To open the filter dialog, go to "Settings" -> "Keywords filter" or press "Ctrl+f". Here you can select the keywords which you want to see in the table view.
- > - move the selected keyword from "hidden keywords" list to the "selected keywords" list.
- >> - move all keywords from "hidden keywords" list to the "selected keywords" list.
- < - move the selected keyword from "selected keywords" list to the "hidden keywords" list.
- << - move all keywords from "selected keywords" list to the "hidden keywords" list.
You can also double-click on any item in any of the two lists to move it to the other list.
To open the preferences dialog, go to "Settings" -> "Preferences" or press "Ctrl+p". You can set there:
- encoding of the input MLF (ISO8859-2, CP1250, CP1251, UTF8)
- score type of the input MLF (log-probability, log-likelihood-ratio)
- audio files settings (extension, raw audio parameters)
- detection context for audio player (the time in seconds which will be added before and after a detection)
- reference boundary (for determining hits, misses and false-alarms from the reference MLF)
- plot type (0..1 cumulative, llr-cdf)
- table row height (try setting 5 and sort the detections by score to have a better overall view)
- visible columns (you can check/uncheck any column)

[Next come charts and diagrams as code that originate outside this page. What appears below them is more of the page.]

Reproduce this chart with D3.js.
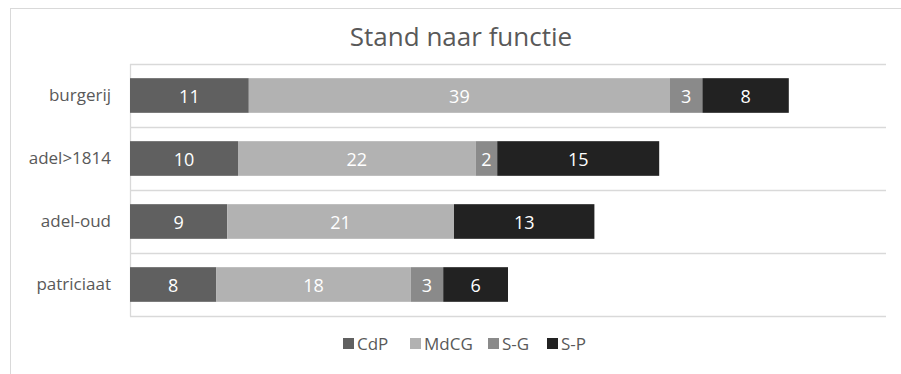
<!DOCTYPE html>
<html><head><meta charset="utf-8">
<script src="https://cdn.jsdelivr.net/npm/d3@7"></script>
<style>body{margin:0;background:#fff;}svg{display:block;font-family:"Open Sans",sans-serif;}</style>
</head><body>
<svg id="c" width="901" height="374"></svg>
<script>
const categories = ["burgerij", "adel>1814", "adel-oud", "patriciaat"];
const seriesNames = ["CdP", "MdCG", "S-G", "S-P"];
const CdP  = [11, 10, 9, 8];
const MdCG = [39, 22, 21, 18];
const SG   = [3, 2, 0, 3];
const SP   = [8, 15, 13, 6];
const xTicksMax = 70;
const title = "Stand naar functie";

const colors = ["#606060", "#b2b2b2", "#8a8a8a", "#222222"];
const svg = d3.select("#c");

// outer border (cropped)
svg.append("rect").attr("x", 10.5).attr("y", 8.5).attr("width", 1000).attr("height", 1000)
  .attr("fill", "#fff").attr("stroke", "#d9d9d9").attr("stroke-width", 1);

const rows = categories.map((c, i) => ({cat: c, CdP: CdP[i], MdCG: MdCG[i], "S-G": SG[i], "S-P": SP[i]}));
const stack = d3.stack().keys(seriesNames)(rows);

const x = d3.scaleLinear().domain([0, xTicksMax]).range([130, 886]);
const y = d3.scaleBand().domain(categories).range([64, 316]).paddingInner(0.45).paddingOuter(0.225);

// gridlines (category boundaries)
const bounds = d3.range(categories.length + 1).map(i => 64 + i * y.step());
svg.append("g").selectAll("line").data(bounds).join("line")
  .attr("x1", x(0)).attr("x2", x(xTicksMax))
  .attr("y1", d => Math.round(d) + 0.5).attr("y2", d => Math.round(d) + 0.5)
  .attr("stroke", "#d9d9d9").attr("stroke-width", 1.3);
svg.append("line").attr("x1", x(0) + 0.5).attr("x2", x(0) + 0.5).attr("y1", 64).attr("y2", 316.5)
  .attr("stroke", "#d9d9d9").attr("stroke-width", 1.3);

// bars
const g = svg.append("g");
stack.forEach((s, si) => {
  const layer = g.append("g").attr("fill", colors[si]);
  layer.selectAll("rect").data(s.filter(d => d[1] - d[0] > 0)).join("rect")
    .attr("x", d => x(d[0])).attr("width", d => x(d[1]) - x(d[0]))
    .attr("y", d => y(d.data.cat)).attr("height", y.bandwidth());
  layer.selectAll("text").data(s.filter(d => d[1] - d[0] > 0)).join("text")
    .attr("x", d => (x(d[0]) + x(d[1])) / 2).attr("y", d => y(d.data.cat) + y.bandwidth() / 2 + 0.5)
    .attr("text-anchor", "middle").attr("dominant-baseline", "central")
    .attr("fill", "#fff").attr("font-size", 18)
    .text(d => d[1] - d[0]);
});

// category axis
const yAxis = d3.axisLeft(y).tickSize(0).tickPadding(19);
const ya = svg.append("g").attr("transform", "translate(130,0)").call(yAxis);
ya.select(".domain").remove();
ya.selectAll("text").attr("font-size", 17).attr("fill", "#595959").attr("font-family", "Open Sans, sans-serif");

// title
svg.append("text").attr("x", 461).attr("y", 36).attr("text-anchor", "middle")
  .attr("dominant-baseline", "central").attr("font-size", 26).attr("fill", "#595959").text(title);

// legend
const legX = [343, 410, 488, 547];
const leg = svg.append("g");
seriesNames.forEach((n, i) => {
  leg.append("rect").attr("x", legX[i]).attr("y", 338).attr("width", 11).attr("height", 11).attr("fill", colors[i]);
  leg.append("text").attr("x", legX[i] + 14).attr("y", 343.5).attr("dominant-baseline", "central")
    .attr("font-size", 17).attr("fill", "#595959").text(n);
});
</script>
</body></html>
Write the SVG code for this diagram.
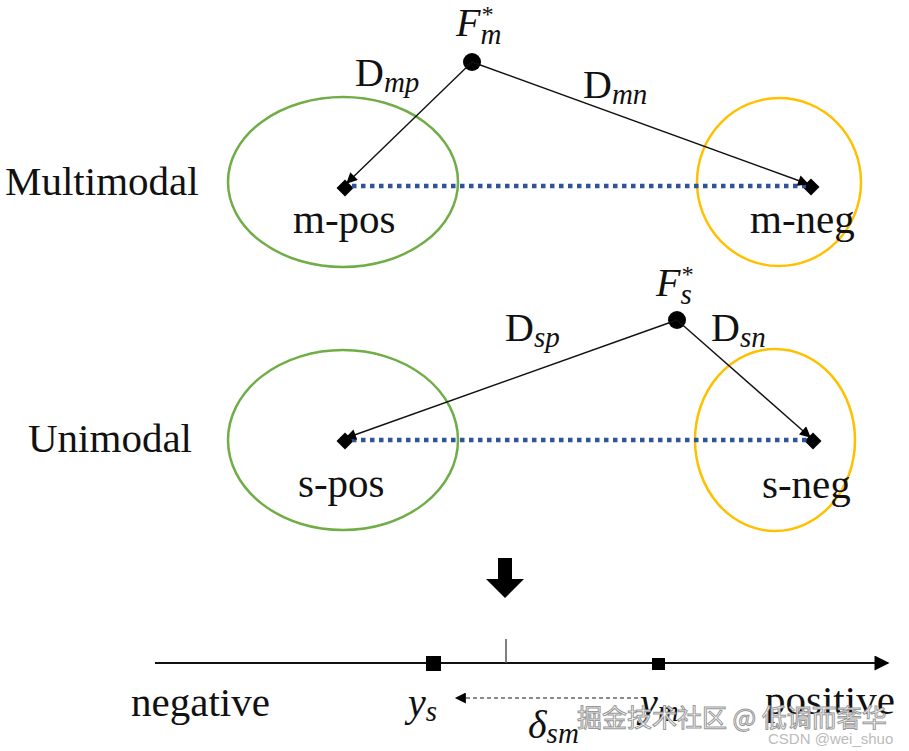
<svg xmlns="http://www.w3.org/2000/svg" width="909" height="751" viewBox="0 0 909 751">
<defs>
<marker id="ah" viewBox="0 0 10 10" refX="9" refY="5" markerWidth="13" markerHeight="11" markerUnits="userSpaceOnUse" orient="auto">
<path d="M0,0 L10,5 L0,10 z" fill="#000"/>
</marker>
<marker id="ah2" viewBox="0 0 10 10" refX="9" refY="5" markerWidth="16" markerHeight="15" markerUnits="userSpaceOnUse" orient="auto">
<path d="M0,0 L10,5 L0,10 z" fill="#000"/>
</marker>
<style>
text{font-family:"Liberation Serif","Times New Roman",serif;fill:#111}
.lab{font-size:41px}
.m{font-size:40px}
.it{font-style:italic}
.sub{font-size:29px;font-style:italic}
.gr{fill:none;stroke:#70AD47;stroke-width:2.5}
.or{fill:none;stroke:#FFC000;stroke-width:2.5}
.dot{stroke:#2F5597;stroke-width:4.5;stroke-dasharray:4.5 4.5;fill:none}
.con{stroke:#111;stroke-width:1.4;fill:none;marker-end:url(#ah)}
.dia{fill:#000}
</style>
</defs>
<rect width="909" height="751" fill="#fff"/>

<g id="multimodal-label"><text class="lab" x="5" y="195">Multimodal</text></g>
<g id="unimodal-label"><text class="lab" x="28" y="452">Unimodal</text></g>

<g id="m-pos">
<ellipse class="gr" cx="343" cy="182" rx="115" ry="85"/>
<rect class="dia" x="-6" y="-6" width="12" height="12" transform="translate(345,188) rotate(45)"/>
<text class="lab" x="293" y="233">m-pos</text>
</g>
<g id="m-neg">
<ellipse class="or" cx="779" cy="182" rx="82" ry="84"/>
<rect class="dia" x="-6" y="-6" width="12" height="12" transform="translate(811,187) rotate(45)"/>
<text class="lab" x="750" y="233">m-neg</text>
</g>
<g id="F_m">
<circle cx="472" cy="62" r="9" fill="#000"/>
<text x="456" y="36" class="m it">F<tspan font-size="24" dy="-14">*</tspan><tspan class="sub" dx="-12" dy="22">m</tspan></text>
</g>

<g id="s-pos">
<ellipse class="gr" cx="343" cy="440" rx="115" ry="90"/>
<rect class="dia" x="-6" y="-6" width="12" height="12" transform="translate(345,441) rotate(45)"/>
<text class="lab" x="298" y="497">s-pos</text>
</g>
<g id="s-neg">
<ellipse class="or" cx="775" cy="440" rx="80" ry="91"/>
<rect class="dia" x="-6" y="-6" width="12" height="12" transform="translate(813,441) rotate(45)"/>
<text class="lab" x="762" y="498">s-neg</text>
</g>
<g id="F_s">
<circle cx="677" cy="320" r="9" fill="#000"/>
<text x="656" y="296" class="m it">F<tspan font-size="24" dy="-14">*</tspan><tspan class="sub" dx="-12" dy="22">s</tspan></text>
</g>

<g id="connectors">
<line class="dot" x1="352" y1="186" x2="806" y2="186"/>
<line class="dot" x1="352" y1="440" x2="808" y2="440"/>
<line class="con" x1="472" y1="62" x2="347" y2="183"/>
<line class="con" x1="472" y1="62" x2="808" y2="184"/>
<line class="con" x1="677" y1="320" x2="346" y2="438"/>
<line class="con" x1="677" y1="320" x2="810" y2="437"/>
</g>

<g id="dist-labels">
<text class="m" x="355" y="86">D<tspan class="sub" dy="6">mp</tspan></text>
<text class="m" x="583" y="98">D<tspan class="sub" dy="6">mn</tspan></text>
<text class="m" x="505" y="341">D<tspan class="sub" dy="6">sp</tspan></text>
<text class="m" x="711" y="341">D<tspan class="sub" dy="6">sn</tspan></text>
</g>

<g id="down-arrow">
<path d="M498,558 H512 V579 H524 L505,598 L486,579 H498 Z" fill="#000"/>
</g>

<g id="axis">
<line x1="155" y1="663" x2="888" y2="663" stroke="#111" stroke-width="2" marker-end="url(#ah2)"/>
<line x1="506" y1="639" x2="506" y2="663" stroke="#555" stroke-width="1.5"/>
<rect x="426" y="656" width="15" height="15" fill="#000"/>
<rect x="652" y="658" width="13" height="12" fill="#000"/>
<line x1="638" y1="698" x2="456" y2="698" stroke="#666" stroke-width="1.5" stroke-dasharray="4 3" marker-end="url(#ah)"/>
<text class="lab" x="131" y="716">negative</text>
<text class="lab" x="765" y="714">positive</text>
<text class="m it" x="408" y="716">y<tspan class="sub" dy="5">s</tspan></text>
<text class="m it" x="640" y="716">y<tspan class="sub" dy="5">m</tspan></text>
<text class="m it" x="528" y="738">δ<tspan class="sub" dy="5">sm</tspan></text>
</g>

<g id="watermark">
<text x="577" y="727" font-size="25" fill="#fff" stroke="#999" stroke-width="1" style="font-family:'Noto Sans CJK SC',sans-serif;fill:#fff">掘金技术社区 @ 低调而奢华</text>
<text x="768" y="744" font-size="15" style="font-family:'Liberation Sans',Arial,sans-serif;fill:#bbb">CSDN @wei_shuo</text>
</g>
</svg>
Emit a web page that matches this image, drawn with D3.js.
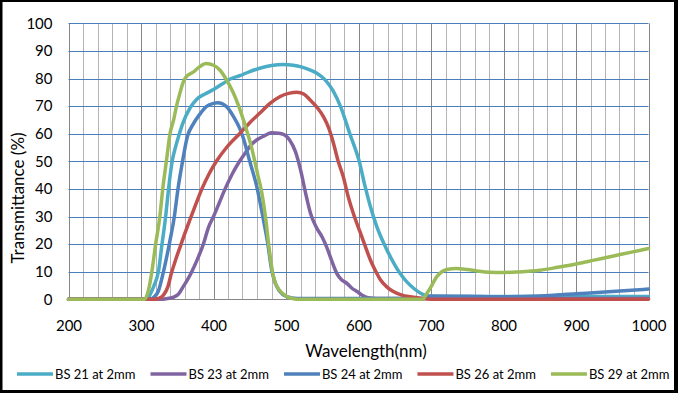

Each detection belongs to some file (the "Filename" column). If the audio directory was set, then the filename with the extension specified in the "Preferences" dialog is searched in the audio directory. If it is not found there, media player will take the detection's file with it's full path and replace it's extension (after the last dot) with the specified audio file extension. If you double-click on any detection, the part of the audio file given by the detection's start and end time will be replayed. You can expand the time boundaries in the Preferences dialog -> "Detection context for audio player". You can also use the media player controls on the right-side panel:
- [play.png] detection - play only the detection
- [play.png] - play the whole audio file
- [pause.png] - pause
- [stop.png] - stop
You can also use the slider to seek to any position in the audio file.
- Start time - in seconds
- End time - in seconds
- Raw score - as in the third column in the input MLF
- Posterior score = exp(log_probability) or sigm(log_likelihood_ratio);
- LLR score = logit(posterior_score)
- Normalized LLR score = (log_likelihood_ratio - additive_constant)
- multiplicative_constant ...additive and multiplicative constant is set on the right-side panelof the application.
- Normalized 0..1 score = sigm(normalized_llr_score)
- HD = 1 if the normalized_0_1_score is above 0.5
- Correct - if reference MLF was loaded, [yes.png] means correct and [no.png] means incorrect. Otherwise, the correctness is undefined - [undefined.png] .
The input HTK-MLF format
29600000 39200000 complicated 0.0000000000 0.9998064924 1
3100000 9700000 usability -0.0000000000 0.9998064924 1
27800000 33500000 train -3.8202736792 0.4460323491 1
36700000 41700000 file -0.0060353995 0.9320198154 1
Where the meaning of columns is:
1st - start time of the detection in hundreds of nanoseconds (time_in_seconds * 10000000)
2nd - end time of the detection in the same time units
3rd - label of the detection
4th - score of the detection (either log-probability or log-likelihood-ratio)
5th - normalized score of the detection
6th - hard decision
Only the first four columns are required as the output of keyword spotter, the others are optional. For the reference file, only first three columns are needed.